Before we discuss the distance ‘then’, when light left the source, we have to take another look at event horizons. The dotted red D_hor curve is the distance of our cosmic event horizon at any specific stage in our past, present or future. More specifically, it is the changing distance where D_now is growing at one light year per year. In the accelerating expansion phase, once an observer has passed that horizon, all future contact is lost, in both directions.
BurtJordaan wrote:

On the other hand, the blue T_Hub curve sits at the changing distance where D_then was growing at one light year per year. However, the brown D_then curve was above the blue T_Hub curve for most of our past, meaning the distance to a source of light was growing faster than one light year per year. Yet, we observe sources all the way up to S=10 (and in principle, much farther); but how could that light ever have reached us?
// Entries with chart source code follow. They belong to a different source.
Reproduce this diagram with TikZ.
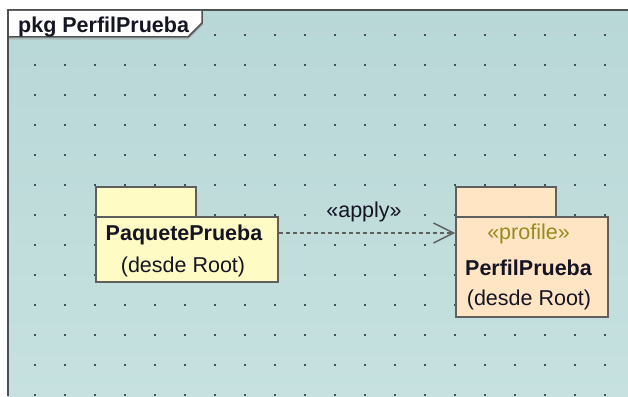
\documentclass[tikz,border=0pt]{standalone}
\usepackage{fontspec}
\setmainfont{Liberation Sans}
\usetikzlibrary{arrows.meta}
\definecolor{bgtop}{RGB}{184,215,215}
\definecolor{bgbot}{RGB}{198,225,223}
\definecolor{frameline}{RGB}{80,80,80}
\definecolor{pkgline}{RGB}{95,95,95}
\definecolor{yellowfill}{RGB}{255,251,196}
\definecolor{peachfill}{RGB}{255,229,196}
\definecolor{stereo}{RGB}{150,140,30}
\definecolor{dotc}{RGB}{70,82,82}
\definecolor{txt}{RGB}{20,20,35}
\begin{document}
\begin{tikzpicture}[x=1pt,y=-1pt,
  lbl/.style={anchor=base,inner sep=0pt,text=txt,font=\fontsize{21.5}{24}\selectfont},
  lblb/.style={lbl,font=\fontsize{21.5}{24}\selectfont\bfseries},
  pkgpart/.style={draw=pkgline,line width=1.6pt,inner sep=0pt,anchor=north west},
  dep/.style={draw=pkgline,line width=1.5pt,dash pattern=on 4.5pt off 2.5pt,
    -{Straight Barb[length=20pt,width=20pt,line width=1.4pt]}}
]
\useasboundingbox (0,0) rectangle (628,396);
\fill[white] (0,0) rectangle (628,396);
\shade[top color=bgtop,bottom color=bgbot] (8,10) rectangle (628,396);
% dot grid
\foreach \i in {0,...,19}{
  \foreach \j in {0,...,12}{
    \fill[dotc] ({34+30*\i},{34+30*\j}) rectangle ++(2,2);
  }
}
% frame
\draw[frameline,line width=2pt] (8,396) -- (8,10) -- (628,10);
% frame tab
\fill[white] (9,11) -- (202,11) -- (202,23) -- (188,37) -- (9,37) -- cycle;
\draw[gray!70,line width=1pt] (9,39) -- (188,39) -- (203,24);
\draw[frameline,line width=1.5pt] (8,37) -- (188,37) -- (202,23) -- (202,10);
\node[lblb,anchor=base west] (title) at (18,32.5) {pkg PerfilPrueba};
% PaquetePrueba
\node[pkgpart,fill=yellowfill,minimum width=100pt,minimum height=30pt] (pqtab) at (95,186) {};
\node[pkgpart,fill=yellowfill,minimum width=182pt,minimum height=65pt] (pqbody) at (95,216) {};
\node[lblb] (pqname) at (184,240) {PaquetePrueba};
\node[lbl] (pqfrom) at (183,272) {(desde Root)};
% PerfilPrueba
\node[pkgpart,fill=peachfill,minimum width=100pt,minimum height=30pt] (pftab) at (455,186) {};
\node[pkgpart,fill=peachfill,minimum width=152pt,minimum height=100pt] (pfbody) at (455,216) {};
\node[lbl,text=stereo] (pfstereo) at (528.5,239.5) {«profile»};
\node[lblb] (pfname) at (528.5,275) {PerfilPrueba};
\node[lbl] (pffrom) at (529,305.5) {(desde Root)};
% dependency
\draw[dep] ([yshift=-17pt]pqbody.north east) -- ([yshift=-17pt]pfbody.north west);
\node[lbl] (applylbl) at (364,217) {«apply»};
\end{tikzpicture}
\end{document}
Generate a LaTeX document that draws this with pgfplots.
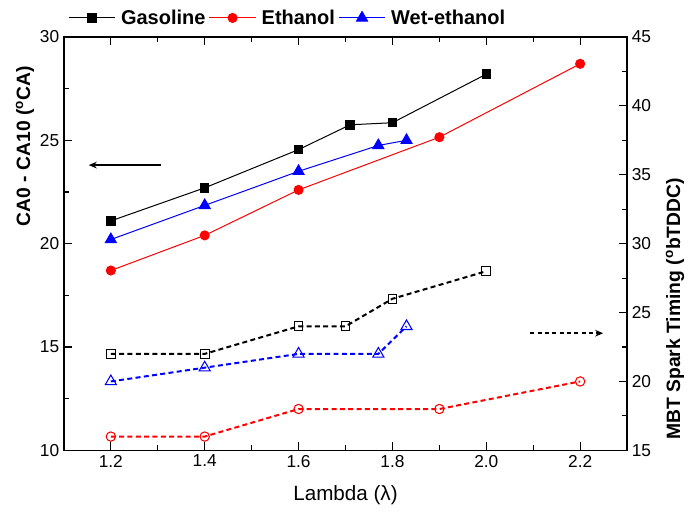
\documentclass[border=0pt]{standalone}
\usepackage{fontspec}
\setmainfont{Liberation Sans}
\usepackage{pgfplots}
\pgfplotsset{compat=1.18}
\usetikzlibrary{arrows.meta}

\pgfplotsset{
  base/.style={
    width=423pt, height=310.5pt, scale only axis,
    xmin=1.1, xmax=2.3,
    xtick={1.2,1.4,1.6,1.8,2.0,2.2}, minor x tick num=1,
    xticklabel style={/pgf/number format/.cd, fixed, fixed zerofill, precision=1},
    minor y tick num=1,
    tick align=inside, major tick length=6pt, minor tick length=4pt,
    tick label style={font=\fontsize{13}{15}\selectfont},
    /pgf/number format/assume math mode=true,
    label style={font=\fontsize{14.5}{16}\selectfont},
    axis line style={line width=0.9pt},
    every tick/.style={black, line width=0.8pt},
  },
  solidser/.style={line width=0.75pt, mark size=3.2pt},
  dashser/.style={line width=1.5pt, dash pattern=on 3.75pt off 2.5pt, mark size=3.3pt,
    mark options={solid, fill=white, line width=0.8pt}},
}

\begin{document}
\begin{tikzpicture}
\begin{axis}[base, name=a,
  ymin=10, ymax=30, ytick={10,15,20,25,30}, ytick pos=left,
  xlabel={Lambda (λ)},
  xlabel style={at={(axis description cs:0.5,-0.108)}, anchor=center,
    font=\fontsize{15.5}{17}\selectfont},
  ylabel={\bfseries CA0 - CA10 (\textsuperscript{o}CA)},
  ylabel style={at={(axis description cs:-0.069,0.736)}, anchor=center},
  legend style={at={(axis description cs:0.0,1.046)}, anchor=west, draw=none, fill=none,
    legend columns=-1, font=\bfseries\fontsize{15}{17}\selectfont,
    /tikz/every even column/.append style={column sep=0.5pt},
    /tikz/every odd column/.append style={column sep=2pt}},
  legend image code/.code={\draw[mark repeat=2,mark phase=2]
    plot coordinates {(0pt,0pt) (17.5pt,0pt) (35pt,0pt)};},
]
\addplot[solidser, black, mark=square*] coordinates {
  (1.2,21.1) (1.4,22.7) (1.6,24.55) (1.71,25.75) (1.8,25.85) (2.0,28.2)};
\addplot[solidser, red, mark=*, mark size=3.4pt] coordinates {
  (1.2,18.7) (1.4,20.4) (1.6,22.6) (1.9,25.15) (2.2,28.7)};
\addplot[solidser, blue, mark=triangle*, mark size=4.8pt] coordinates {
  (1.2,20.2) (1.4,21.85) (1.6,23.5) (1.77,24.75) (1.83,25.0)};
\legend{Gasoline, Ethanol, Wet-ethanol}
\draw[line width=1.2pt, -{Stealth[length=6pt,width=5pt]}]
  (axis cs:1.306,23.8) -- (axis cs:1.153,23.8);
\end{axis}

\begin{axis}[base,
  ymin=15, ymax=45, ytick={15,20,25,30,35,40,45},
  axis x line=none, axis y line*=right,
  ylabel={\bfseries MBT Spark Timing (\textsuperscript{o}bTDDC)},
  ylabel style={at={(axis description cs:1.085,0.342)}, anchor=center},
]
\addplot[dashser, black, mark=square] coordinates {
  (1.2,22) (1.4,22) (1.6,24) (1.7,24) (1.8,26) (2.0,28)};
\addplot[dashser, red, mark=o, mark size=3.5pt] coordinates {
  (1.2,16) (1.4,16) (1.6,18) (1.9,18) (2.2,20)};
\addplot[dashser, blue, mark=triangle, mark size=4.8pt] coordinates {
  (1.2,20) (1.4,21) (1.6,22) (1.77,22) (1.83,24)};
\draw[line width=1.4pt, dash pattern=on 3pt off 2.5pt, -{Stealth[length=6pt,width=5pt]}]
  (axis cs:2.094,23.5) -- (axis cs:2.249,23.5);
\end{axis}

\pgfresetboundingbox
\path ([shift={(-48pt,-47.25pt)}]a.south west) rectangle ([shift={(48pt,27.75pt)}]a.north east);
\end{tikzpicture}
\end{document}
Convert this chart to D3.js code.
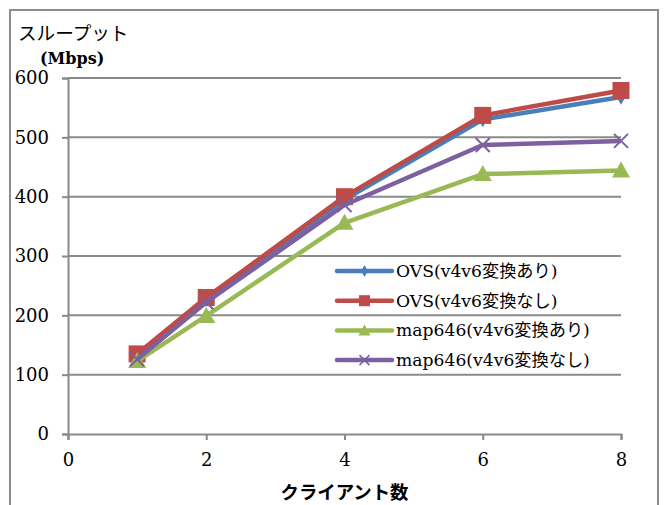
<!DOCTYPE html>
<html>
<head>
<meta charset="utf-8">
<script src="https://cdn.jsdelivr.net/npm/d3@7"></script>
<style>
  html, body { margin: 0; padding: 0; background: #fff; }
  svg { display: block; }
</style>
</head>
<body>
<svg id="chart" width="668" height="505"></svg>
<script>
// Client counts on the x axis
const clients = [1, 2, 4, 6, 8];

// Throughput (Mbps) per configuration
const ovsWithConv = [133, 227, 395, 530, 568];
const ovsNoConv = [135, 230, 400, 537, 579];
const mapWithConv = [123, 199, 356, 438, 444];
const mapNoConv = [126, 222, 386, 487, 494];

const seriesNames = [
  "OVS(v4v6変換あり)",
  "OVS(v4v6変換なし)",
  "map646(v4v6変換あり)",
  "map646(v4v6変換なし)"
];
const seriesColors = ["#4a7ebb", "#be4b48", "#98b954", "#7d60a0"];
const seriesMarkers = ["diamond", "square", "triangle", "cross"];

const xTicks = [0, 2, 4, 6, 8];
const yTicks = [0, 100, 200, 300, 400, 500, 600];

const series = [ovsWithConv, ovsNoConv, mapWithConv, mapNoConv].map((vals, i) => ({
  name: seriesNames[i],
  color: seriesColors[i],
  marker: seriesMarkers[i],
  points: vals.map((v, j) => ({ x: clients[j], y: v }))
}));

const serif = "'DejaVu Serif', 'Noto Sans CJK JP', serif";
const svg = d3.select("#chart");

// Outer chart frame
svg.append("rect")
  .attr("x", 10).attr("y", 10)
  .attr("width", 648).attr("height", 510)
  .attr("fill", "none").attr("stroke", "#8c8c8c").attr("stroke-width", 2);

const x = d3.scaleLinear().domain([0, 8]).range([68, 621]);
const y = d3.scaleLinear().domain([0, 600]).range([434, 78]);

// Horizontal gridlines
svg.append("g").selectAll("line")
  .data(yTicks.filter(d => d > 0))
  .join("line")
  .attr("x1", x(0)).attr("x2", x(8))
  .attr("y1", d => y(d)).attr("y2", d => y(d))
  .attr("stroke", "#8a8a8a").attr("stroke-width", 2);

// Axes
const yAxis = svg.append("g")
  .attr("transform", `translate(${x(0)},0)`)
  .call(d3.axisLeft(y).tickValues(yTicks).tickSize(6).tickPadding(13).tickFormat(d3.format("d")));
const xAxis = svg.append("g")
  .attr("transform", `translate(0,${y(0)})`)
  .call(d3.axisBottom(x).tickValues(xTicks).tickSize(6).tickPadding(13).tickFormat(d3.format("d")));

[yAxis, xAxis].forEach(g => {
  g.select(".domain").attr("stroke", "#8a8a8a").attr("stroke-width", 2);
  g.selectAll(".tick line").attr("stroke", "#8a8a8a").attr("stroke-width", 2);
  g.selectAll(".tick text")
    .attr("font-family", serif).attr("font-size", 18).attr("fill", "#000");
});

// Marker drawing
function drawMarker(sel, kind, color) {
  if (kind === "diamond") {
    sel.append("path").attr("d", d3.symbol(d3.symbolDiamond, 70)())
      .attr("fill", color);
  } else if (kind === "square") {
    sel.append("rect").attr("x", -8.5).attr("y", -8.5).attr("width", 17).attr("height", 17)
      .attr("fill", color);
  } else if (kind === "triangle") {
    sel.append("path").attr("d", "M0,-9L9,7L-9,7Z").attr("fill", color);
  } else if (kind === "cross") {
    sel.append("path").attr("d", "M-7,-7L7,7M-7,7L7,-7")
      .attr("stroke", color).attr("stroke-width", 2).attr("fill", "none");
  }
}

const line = d3.line().x(d => x(d.x)).y(d => y(d.y));

series.forEach(s => {
  const g = svg.append("g");
  g.append("path").datum(s.points)
    .attr("d", line)
    .attr("fill", "none")
    .attr("stroke", s.color)
    .attr("stroke-width", 4.5)
    .attr("stroke-linejoin", "round");
  g.selectAll("g.pt").data(s.points).join("g")
    .attr("class", "pt")
    .attr("transform", d => `translate(${x(d.x)},${y(d.y)})`)
    .each(function () { drawMarker(d3.select(this), s.marker, s.color); });
});

// Legend
const legend = svg.append("g").attr("transform", "translate(337,271)");
series.forEach((s, i) => {
  const row = legend.append("g").attr("transform", `translate(0,${i * 29.7})`);
  row.append("line").attr("x1", 0).attr("x2", 55).attr("y1", 0).attr("y2", 0)
    .attr("stroke", s.color).attr("stroke-width", 4.5).attr("stroke-linecap", "round");
  const m = row.append("g").attr("transform", "translate(27.5,0)");
  if (s.marker === "diamond") {
    m.append("path").attr("d", d3.symbol(d3.symbolDiamond, 40)()).attr("fill", s.color);
  } else if (s.marker === "square") {
    m.append("rect").attr("x", -5.5).attr("y", -5.5).attr("width", 11).attr("height", 11).attr("fill", s.color);
  } else if (s.marker === "triangle") {
    m.append("path").attr("d", "M0,-6L6,5L-6,5Z").attr("fill", s.color);
  } else {
    m.append("path").attr("d", "M-5,-5L5,5M-5,5L5,-5").attr("stroke", s.color).attr("stroke-width", 1.5);
  }
  row.append("text")
    .attr("x", 59).attr("y", 0).attr("dy", "0.35em")
    .attr("font-family", serif).attr("font-size", 17.2).attr("fill", "#000")
    .text(s.name);
});

// Axis titles
svg.append("text")
  .attr("x", 18).attr("y", 40)
  .attr("font-family", serif).attr("font-size", 18.6).attr("fill", "#000")
  .text("スループット");
svg.append("text")
  .attr("x", 40).attr("y", 64)
  .attr("font-family", serif).attr("font-size", 16).attr("font-weight", "bold").attr("fill", "#000")
  .text("(Mbps)");
svg.append("text")
  .attr("x", (x(0) + x(8)) / 2).attr("y", 499)
  .attr("text-anchor", "middle")
  .attr("font-family", serif).attr("font-size", 18.4).attr("font-weight", "bold").attr("fill", "#000")
  .text("クライアント数");
</script>
</body>
</html>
Initially, those photons were being dragged away from us faster than they could make way in our direction. Gradually the expansion slowed down and eventually the photons found themselves at a distance where they were no longer being dragged away from us faster than what they could travel. This distance is exactly where the brown and blue curves cross and it explains the rather unusual form of the brown curve, because it has its maximum value at that point. From S=2.6 and on, the farther we look back in time, the closer to us things were when the photons left them.

Even stranger, consider two separate galaxies, both at stretch S=2.6 (D_then around 6 billion light years from the brown curve), but we observe them separated by (say) 10 arc seconds. Normally things will span a smaller angle if they are farther from us. Yet, if those same two galaxies were at stretch S=4, we would have observed them with an angular separation of 20 arc seconds. At that sort of range, things that are farther away look bigger! This has to do with the fact that the photons emitted towards us were first dragged away from us, before eventually coming towards us. In that time, the space between the two photon bundles stretched very fast, so that they were eventually reaching us at a larger angular separation.

We have now come almost ‘full circle’, because it is time to look at the infinite lattice again. The nice straight perspective that we see when looking down the ‘shaft’ (bottom left) is only valid for short distances on cosmological scales. If each of those blue bars were 1 billion light years long, it would not have been such a uniform picture. Remember that the light would have taken more than a billion years to cross each (expanding) blue bar. Because of the very rapid expansion in the past, the ‘shaft’ would eventually have flared out for the reasons that we have discussed in the previous paragraph.
BurtJordaan wrote:

In fact, it would have been only the first three or so cubes, looking down the shaft that would have appeared more or less as shown. Lower cubes would have appeared flared more and more, i.e. displaced away from the center of the shaft. One can also see this on the graph; the green D_now and the brown D_then curves more or less coincided for the first 3 billion light years or so, then they deviate (‘flare’) away from each other.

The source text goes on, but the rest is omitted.